Читаем Петр Ильич Чайковский полностью

«Пиковая дама» Чайковского это прежде всего и более всего трагедия судьбы. В мире, повествует сна языком музыки и железной логикой действия, царит деспотическая власть непостижимой и непонятной стихии, или, что то же, власть судьбы. Человек находится в жалкой зависимости от борющих его страстей и в рабстве у рокового стечения внешних обстоятельств. Игра случая мертвым узлом связала Германа, Лизу и старуху графиню. Связала, поманила возможностью счастливой развязки, да и привела всех троих к гибели. «Что наша жизнь? — Игра!» — провозглашает Герман перед своей последней ставкой. В этом хаосе случайностей, где судьба играет человеком и на карте его жизнь, где личность кажется пылинкой, носимой по прихоти ветра, уничтожаются все нравственные связи и ценности, торжествует освобожденное от всех покровов хищничество отдельного, всему миру противопоставленного человека: «Так бросьте же борьбу! Ловите миг удачи! Пусть неудачник плачет, кляня свою судьбу». В этой пустыне одичания, где только и есть, что старческий эгоизм графини и молодой звериный эгоизм Германа, в этом мираже ложных целей и фальшивых приманок, где все обманчиво и нереально, кроме смерти, существуют ли человеческое достоинство, душевная красота, существует ли хотя бы простое человеческое сострадание? Да, существуют! Прислушайтесь-ка получше, говорит нам музыка.

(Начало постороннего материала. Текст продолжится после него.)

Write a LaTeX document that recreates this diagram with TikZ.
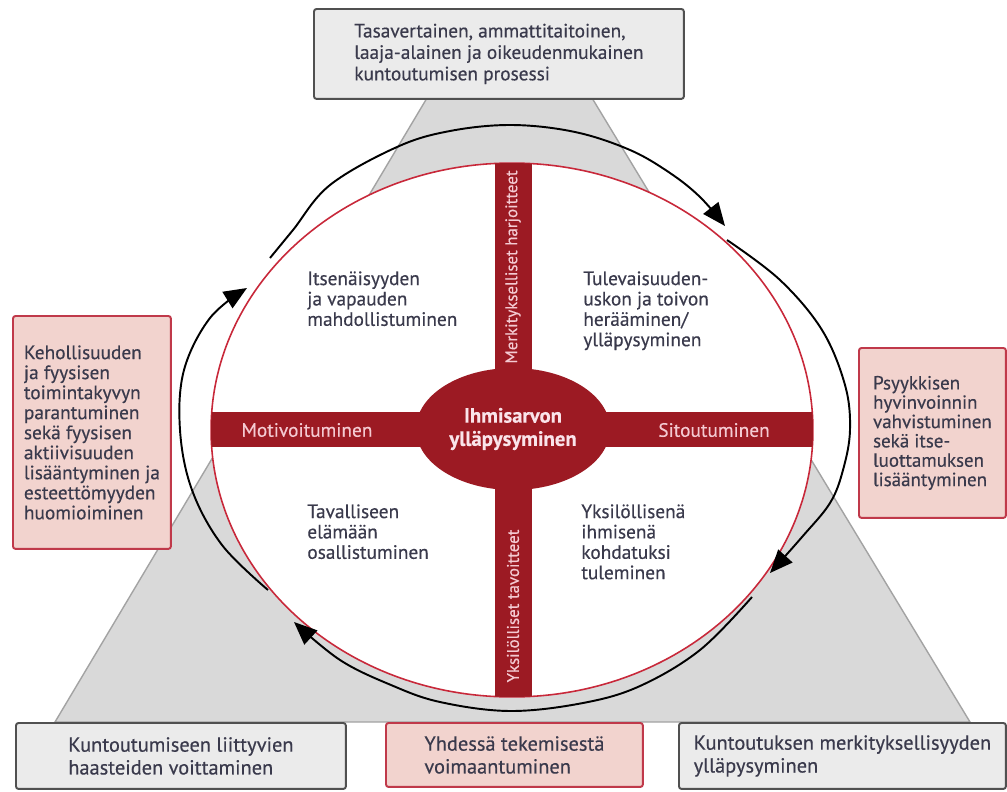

Начнем с оркестрового вступления к опере, где впервые после таинственного напева баллады и безумной тревоги валторн и деревянных, прорезаемой грозной темой трех карт, как лебедь на зеркальную гладь озера, вплывает полная неги и страстного порыва тема любви. Прислушаемся к ариозо Лизы «Откуда эти слезы?..» и «Послушай, ночь», к голосам оркестра, полнее, совершеннее выражающим здесь жизнь души, чем самое совершенное пение. Какая чистота сердца, какая не знающая прикрас искренность, какая сила чувства! И снова доверимся музыке в злейший миг жизни Лизы, когда «полночь близится, а Германа все нет», когда бесприютно, пусто и страшно ее молодой любви, на один только миг осмелившейся поверить в счастье и так жестоко, так изощренно жестоко обманутой. Горе свеяло все случайное с молодой графини, вывело на свет суть и подоплеку — вековечную, простецкую, девичью… Словно похоронный марш, тихий, сумрачный, звучит выговариваемая флейтами, гобоями, кларнетами глухая, безотрадная жалоба. Стынут на щеках скупые слезы, сушит их ветер, а они, постылые, опять и опять набегают на глаза. «Ах, истомилась, устала я. Ночью ли, днем Только о нем Думой себя истерзала я!» Не Настя ли это, горемычная Чародейка, томится в разлуке с княжичем? Не Оксана ли оплакивает, причитая, невесть куда сгинувшего кузнеца? И уже не у Лизы — Насти — Оксаны, у нас, примолкших свидетелей ее муки, рвется из груди сердце от жалости, от сострадания, от любви к ней, горькой сиротинке.

Ну, да, это Лиза — золотое сердце, не умеющее любить наполовину. Что же, попробуем приглядеться и прислушаться к самой Пиковой даме, прислужнице судьбы и хранительнице тайны трех верных карт. Композитор, вступивший в поединок с судьбой, бесстрашно ведет нас в старинную спальню графини.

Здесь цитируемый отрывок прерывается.